» **Job**
Return the lines that follow, exactly as they appear, from the first through the one containing "plt.rcParams['font.weight'] = 'bold'"; no pictures are to be included.

» **Collected data**
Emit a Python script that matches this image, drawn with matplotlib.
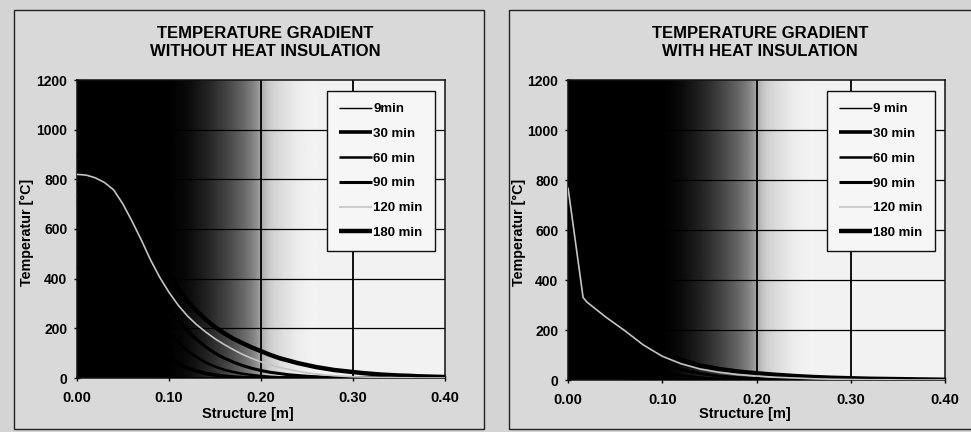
import numpy as np
import matplotlib
matplotlib.use("Agg")
import matplotlib.pyplot as plt
from matplotlib.patches import Rectangle

plt.rcParams['font.family'] = ['Liberation Sans', 'DejaVu Sans']
plt.rcParams['font.weight'] = 'bold'

# ---------------- data ----------------
titles = ["TEMPERATURE GRADIENT\nWITHOUT HEAT INSULATION",
          "TEMPERATURE GRADIENT\nWITH HEAT INSULATION"]
labels_left = ["9min", "30 min", "60 min", "90 min", "120 min", "180 min"]
labels_right = ["9 min", "30 min", "60 min", "90 min", "120 min", "180 min"]
xticks = [0.00, 0.10, 0.20, 0.30, 0.40]
xtick_labels = ["0.00", "0.10", "0.20", "0.30", "0.40"]
yticks = [0, 200, 400, 600, 800, 1000, 1200]

# without insulation: depth 0.00 .. 0.40 m in 0.01 m steps (41 points)
x_no = [0.00, 0.01, 0.02, 0.03, 0.04, 0.05, 0.06, 0.07, 0.08, 0.09,
        0.10, 0.11, 0.12, 0.13, 0.14, 0.15, 0.16, 0.17, 0.18, 0.19,
        0.20, 0.21, 0.22, 0.23, 0.24, 0.25, 0.26, 0.27, 0.28, 0.29,
        0.30, 0.31, 0.32, 0.33, 0.34, 0.35, 0.36, 0.37, 0.38, 0.39, 0.40]
no_9 = [450, 340, 250, 170, 110, 70, 40, 23, 12, 6, 3, 1, 0] + [0] * 28
no_30 = [620, 575, 520, 455, 380, 315, 250, 197, 150, 113, 82, 58, 40, 28,
         18, 12, 7, 4, 2, 1, 0] + [0] * 20
no_60 = [720, 700, 670, 620, 560, 490, 420, 355, 290, 235, 185, 145, 110, 84,
         62, 46, 33, 24, 17, 12, 8, 5, 3, 2, 1, 0] + [0] * 15
no_90 = [780, 770, 750, 715, 670, 610, 540, 470, 400, 338, 280, 232, 190, 155,
         125, 100, 80, 64, 50, 39, 30, 23, 18, 13, 10, 7, 5, 3, 2, 1, 0] + [0] * 10
no_120 = [820, 817, 806, 787, 757, 700, 630, 555, 475, 405, 345, 293, 250, 215,
          185, 158, 135, 114, 95, 79, 65, 53, 43, 35, 27, 21, 16, 12, 9, 7,
          5, 4, 3, 2, 2, 1, 1, 0, 0, 0, 0]
no_180 = [900, 895, 880, 855, 820, 765, 700, 630, 560, 490, 420, 360, 310, 270,
          235, 205, 180, 158, 140, 123, 108, 93, 80, 70, 60, 52, 44, 38, 32, 28,
          24, 20, 17, 14, 12, 10, 9, 7, 6, 5, 4]

# with insulation (x in m)
x_in = [0.00, 0.016, 0.02, 0.04, 0.06, 0.08, 0.10, 0.12, 0.14, 0.16, 0.18, 0.20,
        0.22, 0.24, 0.26, 0.28, 0.30, 0.32, 0.34, 0.36, 0.38, 0.40]
in_9 = [600, 60, 40, 15, 5, 2, 0, 0, 0, 0, 0, 0, 0, 0, 0, 0, 0, 0, 0, 0, 0, 0]
in_30 = [680, 150, 130, 75, 40, 20, 9, 4, 1, 0, 0, 0, 0, 0, 0, 0, 0, 0, 0, 0, 0, 0]
in_60 = [720, 230, 215, 150, 95, 58, 34, 19, 10, 5, 2, 1, 0, 0, 0, 0, 0, 0, 0, 0, 0, 0]
in_90 = [750, 290, 275, 210, 150, 100, 66, 42, 26, 16, 10, 6, 3, 2, 1, 0, 0, 0, 0, 0, 0, 0]
in_120 = [770, 330, 312, 252, 198, 140, 95, 65, 44, 31, 22, 16, 11, 8, 5, 3, 2, 1, 1, 0, 0, 0]
in_180 = [790, 350, 335, 270, 210, 155, 110, 80, 58, 44, 34, 27, 21, 16, 12, 9, 7, 5, 4, 3, 2, 1]

series_left = [no_9, no_30, no_60, no_90, no_120, no_180]
series_right = [in_9, in_30, in_60, in_90, in_120, in_180]

# ---------------- styles ----------------
line_styles = [
    dict(color="#000000", lw=1.0, ls="-", zorder=3),
    dict(color="#000000", lw=2.6, ls="-", zorder=3),
    dict(color="#000000", lw=1.8, ls="-", zorder=3),
    dict(color="#000000", lw=2.2, ls="-", zorder=3),
    dict(color="#c4c4c4", lw=1.2, ls="-", zorder=5),
    dict(color="#000000", lw=3.2, ls="-", zorder=4),
]

fig = plt.figure(figsize=(9.71, 4.32), dpi=100)
fig.patch.set_facecolor("#d4d4d4")

# panel frames
for (x0, y0, x1, y1) in [(14, 10, 484, 429), (509, 10, 975, 429)]:
    fig.patches.append(Rectangle((x0 / 971, 1 - y1 / 432), (x1 - x0) / 971, (y1 - y0) / 432,
                                 transform=fig.transFigure, fill=True, facecolor="#d9d9d9",
                                 edgecolor="#222222", lw=1.0, zorder=-5))

ax_pos = [[77 / 971, 1 - 378 / 432, (445 - 77) / 971, (378 - 80) / 432],
          [568 / 971, 1 - 380 / 432, (945 - 568) / 971, (380 - 80) / 432]]
title_x = [265, 760]
ylab_x = [27, 519]
xlab_x = [248, 745]

# gradient profile (style)
gx = np.linspace(0, 0.26, 600)
ctrl_x = [0.0, 0.10, 0.12, 0.14, 0.16, 0.18, 0.195, 0.2, 0.205, 0.22, 0.24, 0.26]
ctrl_v = [0.0, 0.0, 0.04, 0.13, 0.25, 0.40, 0.55, 0.66, 0.78, 0.86, 0.93, 0.955]
gv = np.interp(gx, ctrl_x, ctrl_v)
gv = np.convolve(np.pad(gv, 15, mode="edge"), np.ones(31) / 31, mode="valid")

for i in range(2):
    ax = fig.add_axes(ax_pos[i])
    ax.set_zorder(2)
    ax.set_facecolor("#f2f2f2")
    ax.imshow(gv[None, :], cmap="gray", vmin=0, vmax=1, aspect="auto",
              extent=[0, 0.26, 0, 1200], origin="lower", zorder=0,
              interpolation="bilinear")
    ax.set_xlim(0, 0.40)
    ax.set_ylim(0, 1200)
    for yv in [200, 400, 600, 800, 1000]:
        ax.axhline(yv, color="#000000", lw=0.9, zorder=1)
    for xv in [0.10, 0.20, 0.30]:
        ax.axvline(xv, color="#000000", lw=1.3, zorder=1)

    xs = x_no if i == 0 else x_in
    series = series_left if i == 0 else series_right
    labels = labels_left if i == 0 else labels_right
    handles = []
    for s, st, lab in zip(series, line_styles, labels):
        h, = ax.plot(xs, s, label=lab, solid_capstyle="butt", **st)
        handles.append(h)

    ax.set_xticks(xticks)
    ax.set_xticklabels(xtick_labels, fontsize=10.5, fontweight="bold")
    ax.set_yticks(yticks)
    ax.set_yticklabels([str(v) for v in yticks], fontsize=10, fontweight="bold")
    ax.tick_params(axis="x", direction="inout", length=4, pad=7, width=1)
    ax.tick_params(axis="y", direction="inout", length=4, pad=5, width=1)
    for sp in ax.spines.values():
        sp.set_color("#111111")
        sp.set_linewidth(1.1)

    leg = ax.legend(handles=handles, loc="upper right", fontsize=9.5,
                    frameon=True, fancybox=False, edgecolor="#111111",
                    facecolor="#f6f6f6", framealpha=1, handlelength=2.5,
                    handletextpad=0.1, labelspacing=0.95, borderpad=0.9,
                    bbox_to_anchor=(0.99, 0.985))
    leg.set_zorder(10)
    leg.get_frame().set_linewidth(1.0)
    for t in leg.get_texts():
        t.set_fontweight("bold")

    fig.text(title_x[i] / 971, 1 - 42 / 432, titles[i], ha="center", va="center",
             fontsize=12, fontweight="heavy", linespacing=1.25)
    fig.text(ylab_x[i] / 971, 1 - 232 / 432, "Temperatur [°C]", rotation=90,
             ha="center", va="center", fontsize=10.3, fontweight="bold")
    fig.text(xlab_x[i] / 971, 1 - 414 / 432, "Structure [m]", ha="center",
             va="center", fontsize=10.5, fontweight="bold")

fig.savefig("out.png", dpi=100, facecolor=fig.get_facecolor())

» **Written reply**
Emit a Python script that matches this image, drawn with matplotlib.
import numpy as np
import matplotlib
matplotlib.use("Agg")
import matplotlib.pyplot as plt
from matplotlib.patches import Rectangle

plt.rcParams['font.family'] = ['Liberation Sans', 'DejaVu Sans']
plt.rcParams['font.weight'] = 'bold'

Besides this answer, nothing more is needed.